TL; DR: I got so frustrated over trying to decide whether I should go to Ralphs or my local coop that I went to the Occupy LA General Assembly instead.

I spent half an hour debating with myself over whether I should buy groceries at Ralphs or the Santa Monica Coop. It’s much more complicated than it sounds; each one has moral and tangible implications, and if you want to “be the change you wish to see in the world,” these implications are important.

I literally wrote out the pros and cons. I know, I sound like a ludicrous tree-hugging, bleeding-heart liberal Rush Limbaugh and his ilk make fun of. But if compassion and long-term thinking makes you a ludicrous, tree-hugging, bleeding-heart liberal, then SIGN ME UP.

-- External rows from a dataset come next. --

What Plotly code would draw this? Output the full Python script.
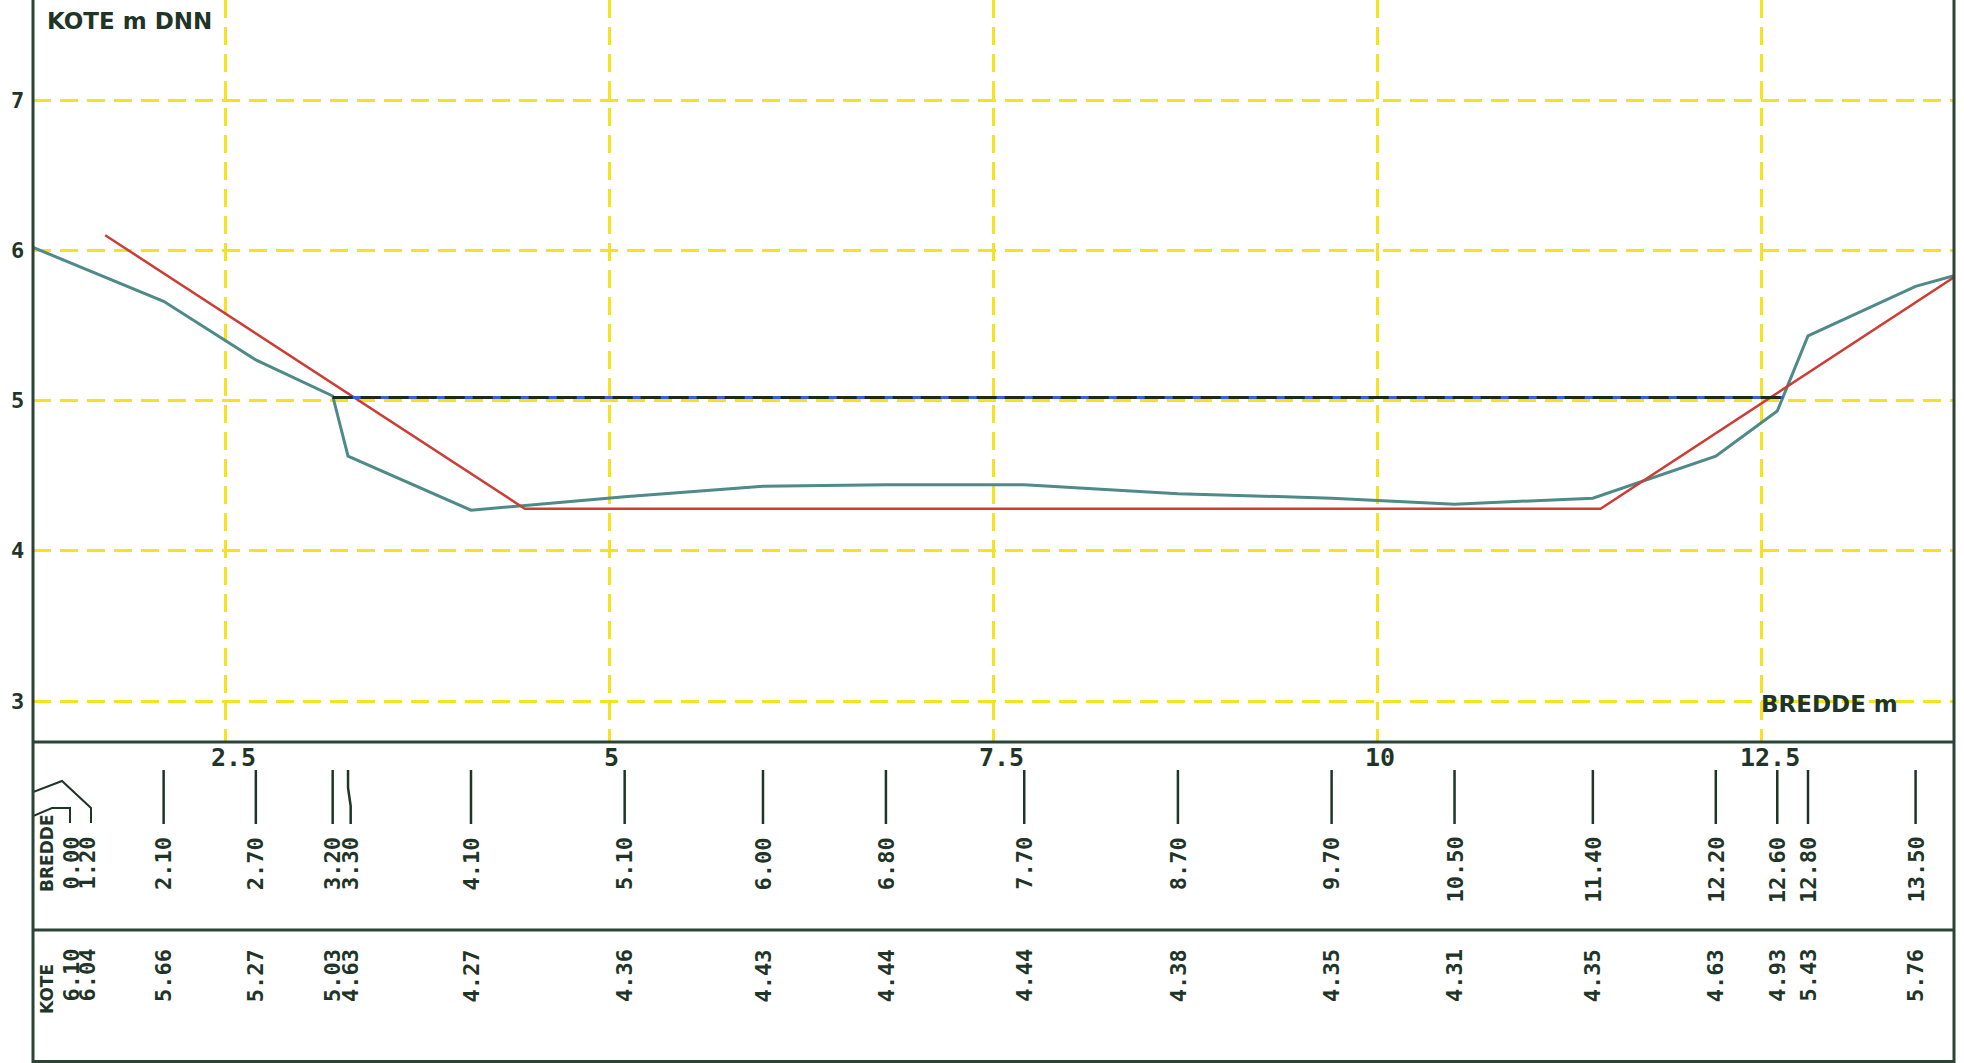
import plotly.graph_objects as go

# ---------------- data ----------------
bredde = [0.00, 1.20, 2.10, 2.70, 3.20, 3.30, 4.10, 5.10, 6.00, 6.80, 7.70,
          8.70, 9.70, 10.50, 11.40, 12.20, 12.60, 12.80, 13.50]
kote = [6.10, 6.04, 5.66, 5.27, 5.03, 4.63, 4.27, 4.36, 4.43, 4.44, 4.44,
        4.38, 4.35, 4.31, 4.35, 4.63, 4.93, 5.43, 5.76]
ground_end_x = [13.75]
ground_end_y = [5.83]
design_x = [1.72, 4.45, 11.45, 13.75]
design_y = [6.10, 4.28, 4.28, 5.82]
water_x = [3.20, 12.64]
water_y = [5.02, 5.02]
x_ticks = [2.5, 5, 7.5, 10, 12.5]
x_tick_labels = ["2.5", "5", "7.5", "10", "12.5"]
y_ticks = [3, 4, 5, 6, 7]
y_tick_labels = ["3", "4", "5", "6", "7"]

# ---------------- layout constants ----------------
W, H = 1964, 1063
L, R = 33, 1954
PLOT_BOTTOM = 742
TABLE_MID = 930
XR = [1.25, 13.75]
YR = [2.7271, 7.6656]

INK = "#1f3528"
AXIS = "#2b4436"
YELLOW = "#f4e31e"
TEAL = "#4d8a88"
RED = "#cc3d35"
FONT = "DejaVu Sans Mono"
TITLE_FONT = "DejaVu Sans"
CHAR = 13.2  # advance of the table font (px)


def px(x):
    return L + (x - XR[0]) / (XR[1] - XR[0]) * (R - L)


def dx(p):
    return XR[0] + (p - L) / (R - L) * (XR[1] - XR[0])


fig = go.Figure()

# ground profile
fig.add_trace(go.Scatter(x=bredde + ground_end_x, y=kote + ground_end_y, mode="lines",
                         line=dict(color=TEAL, width=3), hoverinfo="skip"))
# design profile
fig.add_trace(go.Scatter(x=design_x, y=design_y, mode="lines",
                         line=dict(color=RED, width=2.5), hoverinfo="skip"))
# water level (blue with dark dashes)
fig.add_trace(go.Scatter(x=water_x, y=water_y, mode="lines",
                         line=dict(color="#3b5fd6", width=3), hoverinfo="skip"))
fig.add_trace(go.Scatter(x=water_x, y=water_y, mode="lines",
                         line=dict(color="#1e2a1c", width=3, dash="20px,8px"), hoverinfo="skip"))

# ---------------- table: label positions ----------------
label_px = []
left_slot = 71
prev = None
for b in bredde:
    if b < XR[0]:
        p = left_slot
        left_slot += 16
    else:
        p = px(b)
        if prev is not None and p - prev < 18:
            p = prev + 18
    label_px.append(p)
    prev = p

tick_x, tick_y = [], []
leader_x, leader_y = [], []
n_out = 0
for b, p in zip(bredde, label_px):
    if b < XR[0]:
        if n_out == 0:
            pts = [(L, 816), (52, 808), (p - 1, 808), (p - 1, 823)]
        else:
            pts = [(L, 792), (62, 781), (p + 4, 808), (p + 4, 823)]
        n_out += 1
        for (a, c) in pts:
            leader_x.append(dx(a))
            leader_y.append(c)
        leader_x.append(None)
        leader_y.append(None)
    else:
        top = px(b)
        if abs(p - top) < 0.5:
            pts = [(top, 770), (top, 824)]
        else:
            pts = [(top, 770), (top, 788), (p, 806), (p, 824)]
        for (a, c) in pts:
            tick_x.append(dx(a))
            tick_y.append(c)
        tick_x.append(None)
        tick_y.append(None)

fig.add_trace(go.Scatter(x=tick_x, y=tick_y, xaxis="x2", yaxis="y2", mode="lines",
                         line=dict(color=INK, width=2.5), hoverinfo="skip"))
fig.add_trace(go.Scatter(x=leader_x, y=leader_y, xaxis="x2", yaxis="y2", mode="lines",
                         line=dict(color=INK, width=2), hoverinfo="skip"))

annotations = []
for b, k, p in zip(bredde, kote, label_px):
    tb = f"{b:.2f}"
    tk = f"{k:.2f}"
    annotations.append(dict(x=dx(p), y=837 + CHAR * len(tb) / 2, xref="x2", yref="y2", text=tb,
                            textangle=-90, showarrow=False, xanchor="center", yanchor="middle",
                            font=dict(family=FONT, size=22, color=INK, weight="bold")))
    annotations.append(dict(x=dx(p), y=949 + CHAR * len(tk) / 2, xref="x2", yref="y2", text=tk,
                            textangle=-90, showarrow=False, xanchor="center", yanchor="middle",
                            font=dict(family=FONT, size=22, color=INK, weight="bold")))

annotations.append(dict(x=47 / W, y=1 - 853 / H, xref="paper", yref="paper", text="BREDDE",
                        textangle=-90, showarrow=False, xanchor="center", yanchor="middle",
                        font=dict(family=TITLE_FONT, size=17, color=INK, weight="bold")))
annotations.append(dict(x=47 / W, y=1 - 989 / H, xref="paper", yref="paper", text="KOTE",
                        textangle=-90, showarrow=False, xanchor="center", yanchor="middle",
                        font=dict(family=TITLE_FONT, size=17, color=INK, weight="bold")))

# x tick labels
for v, t in zip(x_ticks, x_tick_labels):
    annotations.append(dict(x=v, y=757, xref="x2", yref="y2", text=t, showarrow=False,
                            xanchor="center", yanchor="middle",
                            xshift=8 if "." in t else 2,
                            font=dict(family=FONT, size=25, color=INK, weight="bold")))
# y tick labels
for v, t in zip(y_ticks, y_tick_labels):
    annotations.append(dict(x=17 / W, y=v, xref="paper", yref="y", text=t, showarrow=False,
                            xanchor="center", yanchor="middle",
                            font=dict(family=FONT, size=22, color=INK, weight="bold")))

annotations.append(dict(x=45 / W, y=1 - 21 / H, xref="paper", yref="paper", text="KOTE m DNN",
                        xanchor="left", yanchor="middle", showarrow=False,
                        font=dict(family=TITLE_FONT, size=23, color=INK, weight="bold")))
annotations.append(dict(x=1829 / W, y=1 - 704 / H, xref="paper", yref="paper", text="BREDDE m",
                        xanchor="center", yanchor="middle", showarrow=False,
                        font=dict(family=TITLE_FONT, size=23, color=INK, weight="bold")))

# frame lines
shapes = []
for xp in (L, R):
    shapes.append(dict(type="line", xref="paper", yref="paper", x0=xp / W, x1=xp / W,
                       y0=0, y1=1, line=dict(color=AXIS, width=3)))
for yp in (PLOT_BOTTOM, TABLE_MID, H - 1.5):
    shapes.append(dict(type="line", xref="paper", yref="paper", x0=L / W, x1=R / W,
                       y0=1 - yp / H, y1=1 - yp / H, line=dict(color=AXIS, width=3)))

fig.update_layout(
    width=W, height=H,
    margin=dict(l=0, r=0, t=0, b=0),
    paper_bgcolor="white", plot_bgcolor="white",
    showlegend=False,
    annotations=annotations,
    shapes=shapes,
    xaxis=dict(domain=[L / W, R / W], range=XR, tickvals=x_ticks, showticklabels=False,
               ticks="", showgrid=True, gridcolor=YELLOW, gridwidth=3, griddash="18px,9px",
               zeroline=False, showline=False, anchor="y"),
    yaxis=dict(domain=[(H - PLOT_BOTTOM) / H, 1], range=YR, tickvals=y_ticks,
               showticklabels=False, ticks="", showgrid=True, gridcolor=YELLOW, gridwidth=3,
               griddash="18px,9px", zeroline=False, showline=False, anchor="x"),
    xaxis2=dict(domain=[L / W, R / W], range=XR, visible=False, showgrid=False,
                zeroline=False, anchor="y2"),
    yaxis2=dict(domain=[0, (H - PLOT_BOTTOM) / H], range=[H, PLOT_BOTTOM], visible=False,
                showgrid=False, zeroline=False, anchor="x2"),
)

fig.write_html("out.html", config={"displayModeBar": False},
               post_script="document.body.style.margin='0px';")
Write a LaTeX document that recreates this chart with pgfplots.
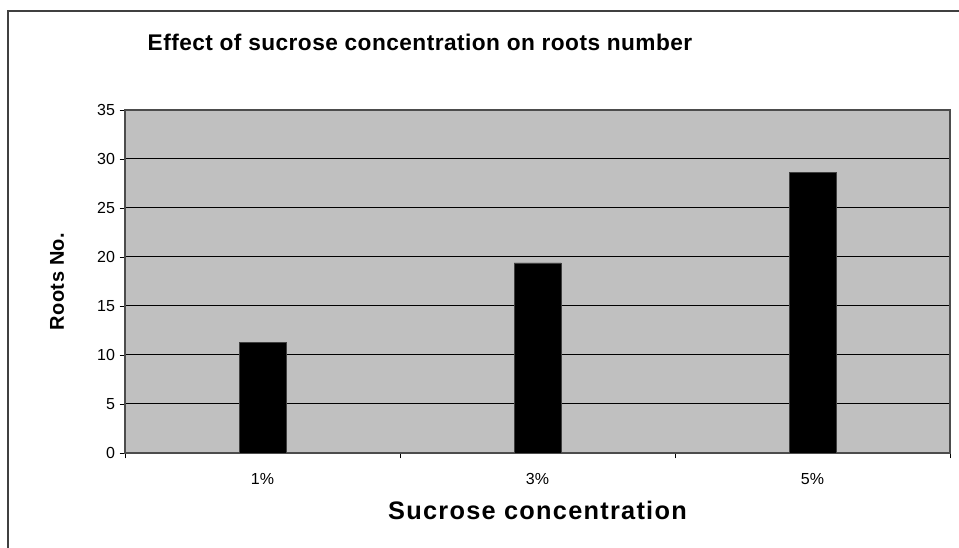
\documentclass[border=0pt]{standalone}
\usepackage{pgfplots}
\pgfplotsset{compat=1.18}
\usepackage{fontspec}
\setmainfont{Liberation Sans}
\definecolor{plotgray}{RGB}{192,192,192}
\definecolor{framegray}{RGB}{64,64,64}
\begin{document}
\begin{tikzpicture}
% page is 959x548 px, 1px = 0.75pt
\path[use as bounding box] (0,0) rectangle (719.25pt,411pt);
\draw[framegray, line width=1.3pt] (6pt,0) -- (6pt,402.75pt) -- (719.25pt,402.75pt);
\node[font=\bfseries\fontsize{17}{20}\selectfont\addfontfeature{LetterSpace=2}] at (315pt,379.5pt) {Effect of sucrose concentration on roots number};
\begin{axis}[
    at={(93.75pt,71.25pt)}, anchor=south west,
    scale only axis,
    width=618.75pt, height=257.25pt,
    ybar, bar width=35.25pt,
    xmin=0.5, xmax=3.5,
    ymin=0, ymax=35,
    ytick={0,5,...,35},
    xtick={1,2,3},
    xticklabels={1\%,3\%,5\%},
    minor xtick={0.5,1.5,2.5,3.5},
    major x tick style={draw=none},
    minor x tick style={black, line width=0.6pt},
    y tick style={black, line width=0.6pt},
    tick align=outside,
    tick pos=left,
    major tick length=4pt,
    minor tick length=4pt,
    ymajorgrids,
    major grid style={black, line width=0.75pt},
    axis background/.style={fill=plotgray},
    axis line style={draw=gray!60!black, line width=1pt},
    tick label style={font=\fontsize{12}{14}\selectfont},
    xticklabel style={yshift=-8pt},
    /pgf/number format/assume math mode=true,
    xlabel={Sucrose concentration},
    xlabel style={font=\bfseries\fontsize{19}{22}\selectfont\addfontfeature{LetterSpace=5}, at={(axis description cs:0.5,0)}, anchor=center, yshift=-42.75pt},
    ylabel={Roots No.},
    ylabel style={font=\bfseries\fontsize{15}{18}\selectfont\addfontfeature{LetterSpace=2}, at={(axis description cs:-0.0824,0.5)}, anchor=center},
]
\addplot[fill=black, draw=gray!50!black] coordinates {(1,11.3) (2,19.4) (3,28.6)};
\end{axis}
\end{tikzpicture}
\end{document}
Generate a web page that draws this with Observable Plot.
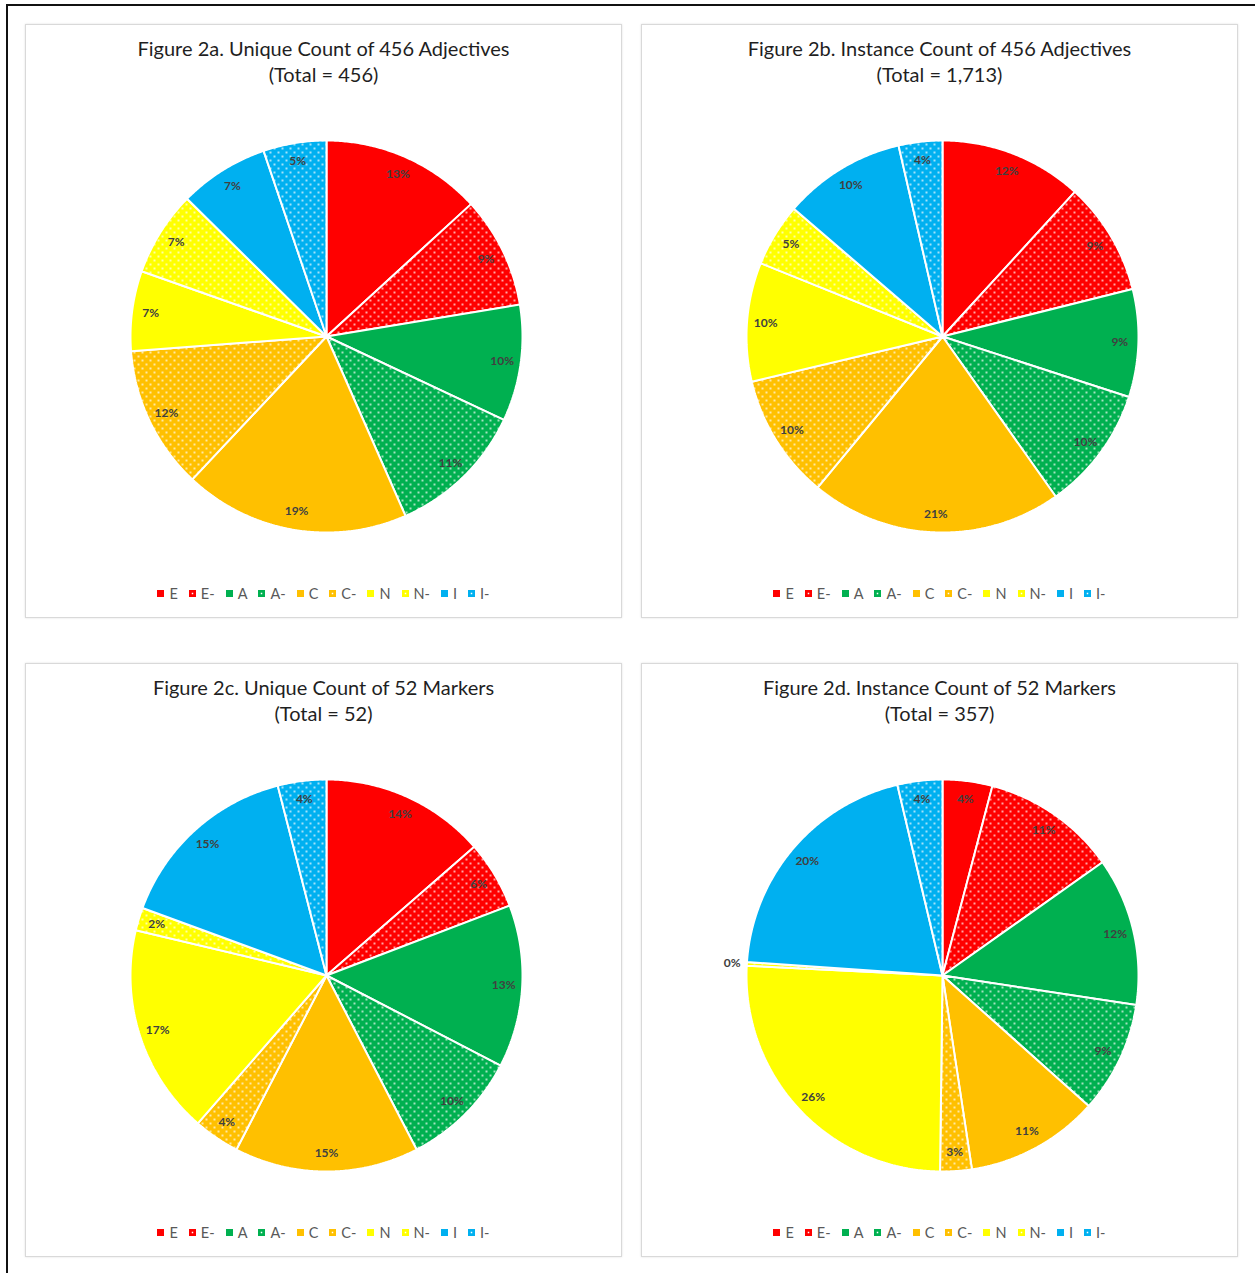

What it came down to was that what I wanted—decent labor conditions and no insane executive salaries—was the longest drive away and the most expensive. I don’t begrudge paying more for good labor conditions and organic and fair-trade products: if all I did was cater to my bottom line with absolutely no consideration of other factors, I’d be no better than CEOs and shareholders who do the same. But the more I spend on my own groceries, the less I have to spend on charity (my god, I’m starting to sound like a parody of myself), and the idea of spending more than I have to on groceries just smacks of over-privilege to me.

Ralphs employees are in a union, but that apparently hasn’t helped them get pay and treatment comparable to those at, say, Trader Joe’s. (I know these websites aren’t exactly scientific surveys, and you might say, hey, Ralph’s’s average rating is labeled “OK”, so to get a basis of comparison, I checked out Starbucks’ average since I worked there for about a year. Starbucks’s rating is 3.5 out of 5, while Ralph’s is 2.6. I thought, my god, if working at Starbucks was hell on earth, what is it like working at Ralphs??

I was unable to find corresponding labor info on the Coop online, but it’s at least a consumer-owned cooperative rather than a mega-corporation whose CEO is raking in over $10 million a year, like Ralph’s.

I could have driven the extra miles to the coop, but that would have meant burning fossil fuels, which causes multiple problems we’re already very familiar with. I could have taken the bus, but that would have meant like an hour-long slog—each way—just to go to the grocery store.

A capitalist would argue that my desire to simply walk to Ralphs is a perfect example of the triumph of the free market: as relatively inexpensive and the most convenient choice, of course I  want to shop there. But the fact that its CEO is making millions off the beleaguered backs of his minions—regardless of how much that may benefit his customers—is not a triumph. It’s a travesty. In a dirty fight, of course the biggest cheater wins.

As I debated and debated the wisest course in this conundrum, it finally occurred to me that I shouldn’t have this problem in the first place. Good labor conditions should be ubiquitous; I shouldn’t have to debate over whether I should encourage the subjugation of my fellow human beings to low pay and cruel management or contribute to the destruction of our planet.

I realized that I really had no choice. Each choice was bad. The only logical course of action was to fight for a world where one of my alternatives was actually good.

So I didn’t go shopping. I went to the GA.